Voices of Youth: Reach out and help teens from broken families

Teenagers from broken families tend to keep their struggles to themselves, and this can affect them more than they are aware of. This is especially so in Singapore society, where people tend to avoid serious, personal conversations.

There are several reasons why teenagers do not talk about their struggles. They may believe that others do not understand what they are going through, and that revealing these personal issues makes them look weak.

In addition, many teenagers may not know how to express their troubles and turmoil in words. This results in them putting up a facade to hide their true emotions.

What can we as their peers do to reach out and reach in? For one thing, teenagers must learn to ask questions and listen with empathy. We must have the courage, and sometimes the persistence, to check in on our friends when we notice something amiss, instead of avoiding the conversation. Texting them to find out if they are all right makes for a good start.
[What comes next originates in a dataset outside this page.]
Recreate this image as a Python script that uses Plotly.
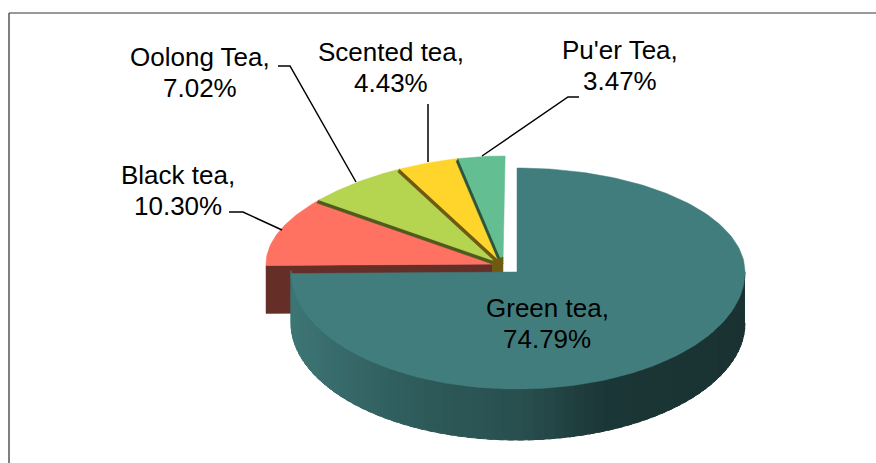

Teachers should also learn how to initiate conversations with their students to listen and empathise, instead of focusing on ways to “fix the child”. Sometimes, students just need a listening ear.

Schools should also encourage more interactions between peers through various events, to build trust between students and empower them with the language for such conversations.

I urge my peers and teachers to engage those from broken families with authenticity and concern. Having these conversations will not only help the broken, but will also show those who have not experienced such hardships in life a new perspective.